While (in our view), the Court’s holding in Scollard is curious, it does provide authority for future non-operating working interest owners who are faced with operators being placed into receivership and who wish to take over operatorship. The case provides authority for the proposition that the marketing of the operator’s interests in jointly owned property triggers rights under 2.02A(g) and section 2.06 of the 2007 CAPL to permit non-operating working interest owners to effect immediate replacement of the operator.
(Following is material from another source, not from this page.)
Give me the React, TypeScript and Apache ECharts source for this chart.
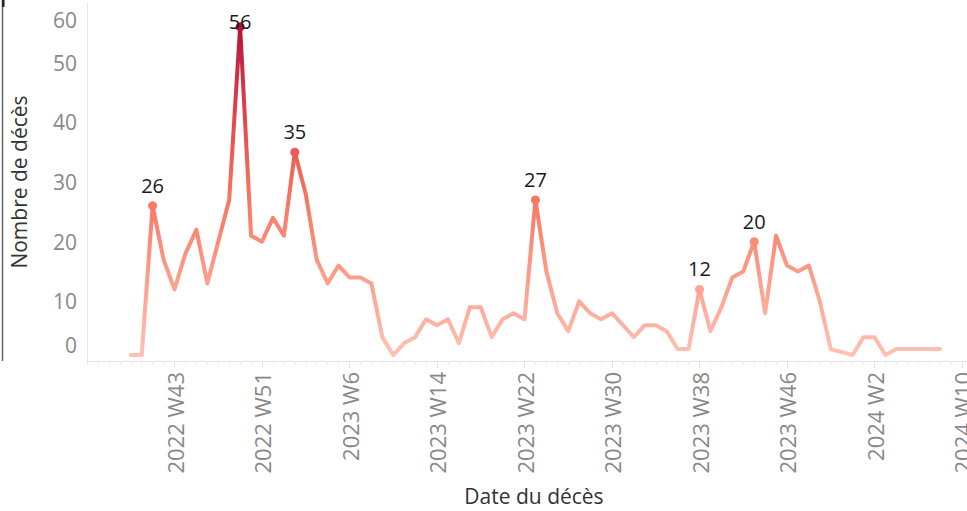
import React, { useEffect, useRef } from 'react';
import * as echarts from 'echarts';

// Week categories (Tableau week numbering: 2022 has W53, 2023 ends at W52)
const weekRanges: [number, number, number][] = [
  [2022, 35, 53],
  [2023, 1, 52],
  [2024, 1, 11],
];
const weeks: string[] = weekRanges.flatMap(([y, a, b]) =>
  Array.from({ length: b - a + 1 }, (_, k) => `${y} W${a + k}`)
);

const tickLabels = [
  '2022 W43', '2022 W51', '2023 W6', '2023 W14', '2023 W22',
  '2023 W30', '2023 W38', '2023 W46', '2024 W2', '2024 W10',
];

const firstDataWeek = '2022 W39';
// Weekly number of deaths from 2022 W39 to 2024 W8 (null = no record that week)
const deaths: (number | null)[] = [
  1, 1, 26, 17, 12, 18, 22, 13, 20, 27,
  56, 21, 20, 24, 21, 35, 28, 17, 13, 16,
  14, 14, 13, 4, 1, 3, 4, 7, 6, 7,
  3, 9, 9, 4, 7, 8, 7, 27, 15, 8,
  5, 10, 8, 7, 8, 6, 4, 6, 6, 5,
  2, 2, 12, 5, 9, 14, 15, 20, 8, 21,
  16, 15, 16, 10, 2, null, 1, 4, 4, 1,
  2, 2, 2, 2, 2,
];

const annotatedWeeks = ['2022 W41', '2022 W49', '2023 W1', '2023 W23', '2023 W38', '2023 W43'];

const yTicks = { min: 0, max: 60, interval: 10 };

const FONT = '"Open Sans", "Noto Sans", sans-serif';

export default function App() {
  const ref = useRef<HTMLDivElement>(null);
  useEffect(() => {
    const chart = echarts.init(ref.current!, null, { renderer: 'svg' });
    const start = weeks.indexOf(firstDataWeek);
    const present = deaths.filter((d) => d !== null) as number[];
    const maxVal = Math.max(...present);
    const minVal = Math.min(...present);
    const seriesData = weeks.map((w, i) => {
      const k = i - start;
      const v = k >= 0 && k < deaths.length ? deaths[k] : null;
      if (v === null) return '-';
      if (annotatedWeeks.includes(w)) {
        return {
          value: v,
          symbol: 'circle',
          symbolSize: 9,
          label:
            v === maxVal
              ? { show: true, position: 'inside', offset: [0, -5] }
              : { show: true, position: 'top', distance: 6 },
        };
      }
      return { value: v, symbol: 'none' };
    });
    const tickSet = new Set(tickLabels);
    const gridBox = { left: 87, top: 3, bottom: 150, right: 0 };

    chart.setOption({
      animation: false,
      graphic: [
        { type: 'line', shape: { x1: 2.5, y1: 0, x2: 2.5, y2: 361 }, style: { stroke: '#666', lineWidth: 1.5 } },
        { type: 'rect', shape: { x: 2, y: 0, width: 2.5, height: 7 }, style: { fill: '#222' } },
      ],
      grid: [gridBox, gridBox],
      visualMap: {
        type: 'continuous',
        show: false,
        seriesIndex: 0,
        min: minVal,
        max: maxVal,
        inRange: { color: ['#ffc1b3', '#fd9c88', '#f5735f', '#e04049', '#b0173f'] },
      },
      xAxis: [
        {
          type: 'category',
          gridIndex: 0,
          data: weeks,
          boundaryGap: false,
          axisLine: { show: true, lineStyle: { color: '#e6e6e6', width: 1 } },
          axisTick: {
            show: true,
            interval: (_i: number, v: string) => tickSet.has(v),
            length: 7,
            lineStyle: { color: '#e3e3e3' },
          },
          axisLabel: {
            interval: (_i: number, v: string) => tickSet.has(v),
            rotate: 90,
            margin: 11,
            fontSize: 22,
            color: '#888888',
            fontFamily: FONT,
          },
          splitLine: { show: false },
          name: 'Date du décès',
          nameLocation: 'middle',
          nameGap: 124,
          nameTextStyle: { fontSize: 21, color: '#333333', fontFamily: FONT, padding: [0, 0, 0, 8] },
        },
        {
          type: 'category',
          gridIndex: 1,
          data: weeks,
          boundaryGap: false,
          axisLine: { show: false },
          axisTick: { show: true, interval: 0, length: 3, lineStyle: { color: '#e6e6e6' } },
          axisLabel: { show: false },
          splitLine: { show: false },
        },
      ],
      yAxis: [
        {
          type: 'value',
          gridIndex: 0,
          min: yTicks.min,
          max: yTicks.max,
          interval: yTicks.interval,
          axisLine: { show: true, lineStyle: { color: '#e8e8e8', width: 1 } },
          axisTick: { show: false },
          splitLine: { show: false },
          axisLabel: {
            margin: 10,
            fontSize: 21,
            color: '#888888',
            fontFamily: FONT,
            formatter: (v: number) =>
              v === yTicks.min ? `{lo|${v}}` : v === yTicks.max ? `{hi|${v}}` : `${v}`,
            rich: {
              lo: { fontSize: 21, color: '#888888', fontFamily: FONT, padding: [0, 0, 32, 0] },
              hi: { fontSize: 21, color: '#888888', fontFamily: FONT, padding: [34, 0, 0, 0] },
            },
          },
          name: 'Nombre de décès',
          nameLocation: 'middle',
          nameGap: 58,
          nameRotate: 90,
          nameTextStyle: { fontSize: 21, color: '#333333', fontFamily: FONT },
        },
        { type: 'value', gridIndex: 1, show: false, min: yTicks.min, max: yTicks.max },
      ],
      series: [
        {
          type: 'line',
          xAxisIndex: 0,
          yAxisIndex: 0,
          data: seriesData,
          connectNulls: true,
          showAllSymbol: true,
          symbol: 'none',
          lineStyle: { width: 4, cap: 'round', join: 'round' },
          label: { show: false, fontSize: 20, color: '#1a1a1a', fontFamily: FONT },
          emphasis: { disabled: true },
        },
      ],
    });
    return () => chart.dispose();
  }, []);
  return (
    <div
      style={{ position: 'absolute', left: 0, top: 0, width: 967, height: 511, overflow: 'hidden', background: '#fff' }}
    >
      <div ref={ref} style={{ width: 973, height: 511 }} />
    </div>
  );
}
For receivers and their counsel, in future similar cases (and assuming there is no intention to try and assign rights of operatorship to a third-party purchaser against the wishes of the non-operating working interest owners), the evidence filed on such an application should be very clear that: (1) the receiver is only marketing the operator’s interests in the property; (2) those interests include all of the contractual rights and obligations that the operator has under the applicable JOA and any other contracts to which the operator is a party; and (3) the receiver is not marketing or attempting to assign any rights that the operator does not have. It will be interesting to see in future cases what use is made of the decision in Scollard if the evidence is clear that the receiver has not (to use the language from the 2007 CAPL) “assigned or attempted to assign its general powers and responsibilities of supervision and management as operator” under the JOA to a third-party purchaser.